The staff at the nearby Los Angeles Mission also said the cleanup was badly needed. Ivan Klassen, director of community partnerships, said he thinks the city is on the right track.
“It’s a good thing. I think the city’s doing the best that they can. You don’t want things to be causing health hazards,” Klassen said.
But Klassen said he worries that more frequent upkeep is needed to keep Skid Row a safe and healthy environment.
“One of my colleagues … on Monday, he walked over fecal matter to get here. You clean up, but then there’s more that comes back,” Klassen said.
Robert Simmons, the evening coordinator of the men’s ’s ministry, also called the cleanup a “very good thing,” and applauded Mayor Villaraigosa for “doing his part to clean up Downtown.”

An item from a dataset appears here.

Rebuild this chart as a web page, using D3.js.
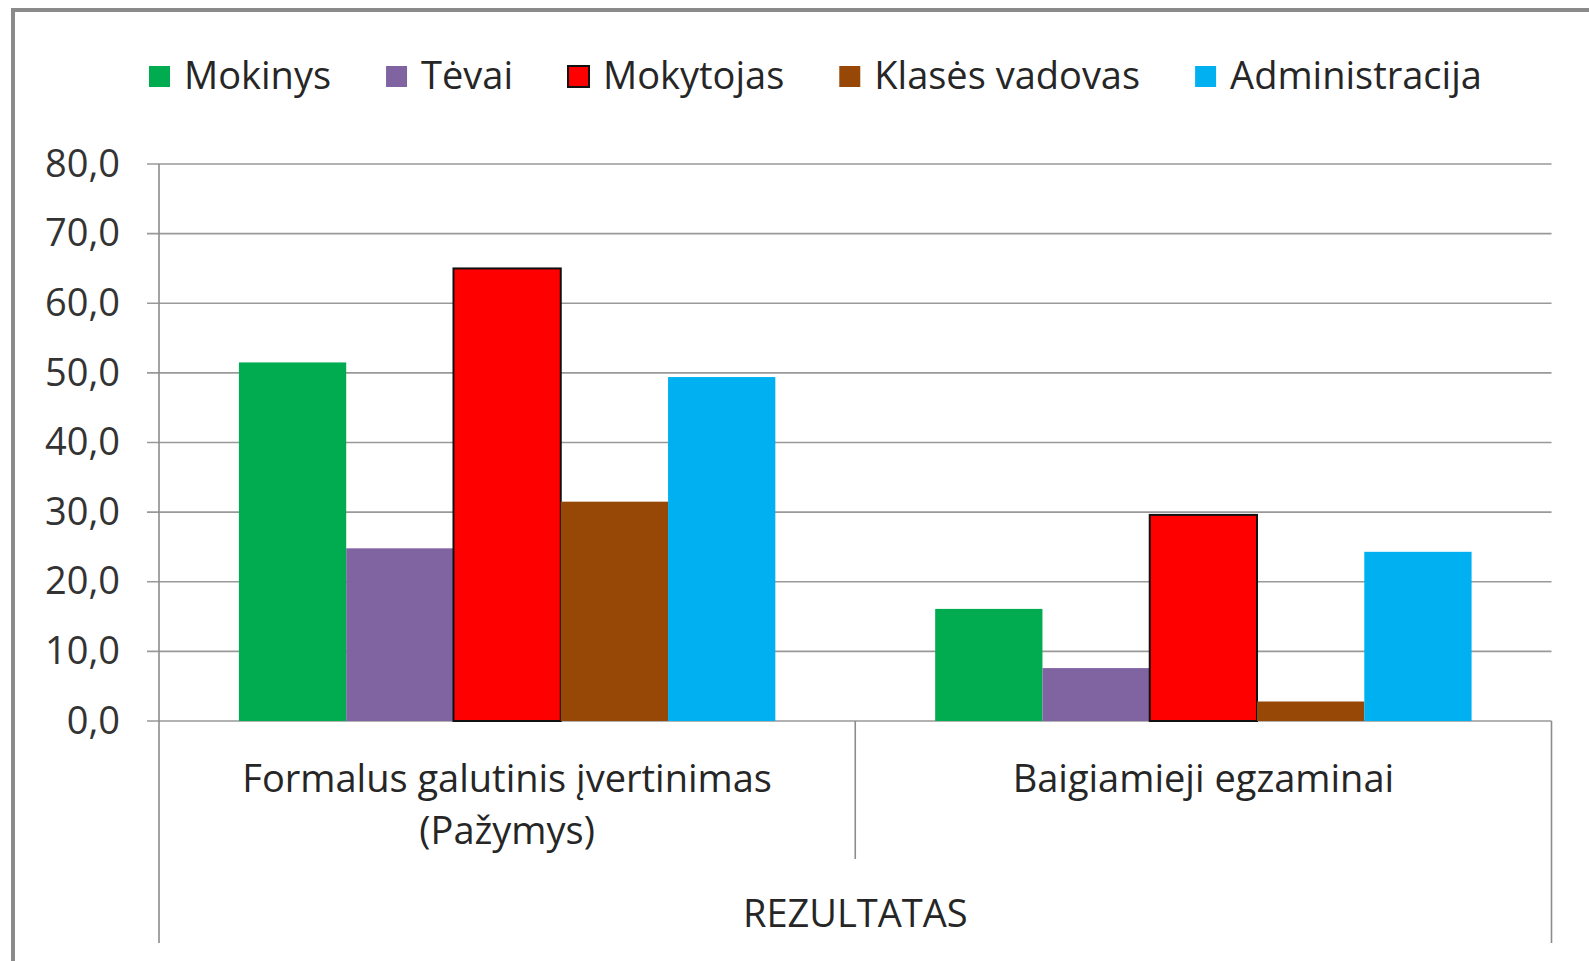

Simmons said requests for one of the mission’s 150 available beds were up about 10 percent after the cleanups earlier this summer and expects the same this time around. He added that many residents were attracted to the Los Angeles Mission because their beds are free of charge. Unfortunately, they don’t always have room for everyone that shows up, especially since women are provided housing off-site in nearby single-room-occupancy hotels.
Guests at the mission are welcome to stay up to 15 days, but must enter one of its rehabilitation programs if they wish to stay longer. The mission’s three recovery programs last from one month up to two years long.
“People want to stay longer with us, but … we have to make room for new people," Simmons said. "People are coming from all over, especially in the summertime.”
Simmons said he makes an effort to change people’s hygiene habits when they enter the mission. He tells them they should shower twice daily and try to shave regularly.
“One of the things I instill is trying to get the people to quit looking homeless –– bringing plastic bags everywhere they go,” Simmons said. “I’m trying to educate them to get shaving kits to put their toiletries in.”
Klassen said it will take more than just city workers to affect real change on Skid Row.
“Overall, I think people like it when it’s cleaner down here, but there are still issues,” Klassen said. “Let’s all work together to clean things up.”
Davis, who lives mere blocks from the mission, struck a similar note, saying it will take a group effort to create more “love” in the neighborhood.
“It’s not that bad when you keep the place clean,” Davis said. “Everyone can work together as a team ... so no one will get sick.”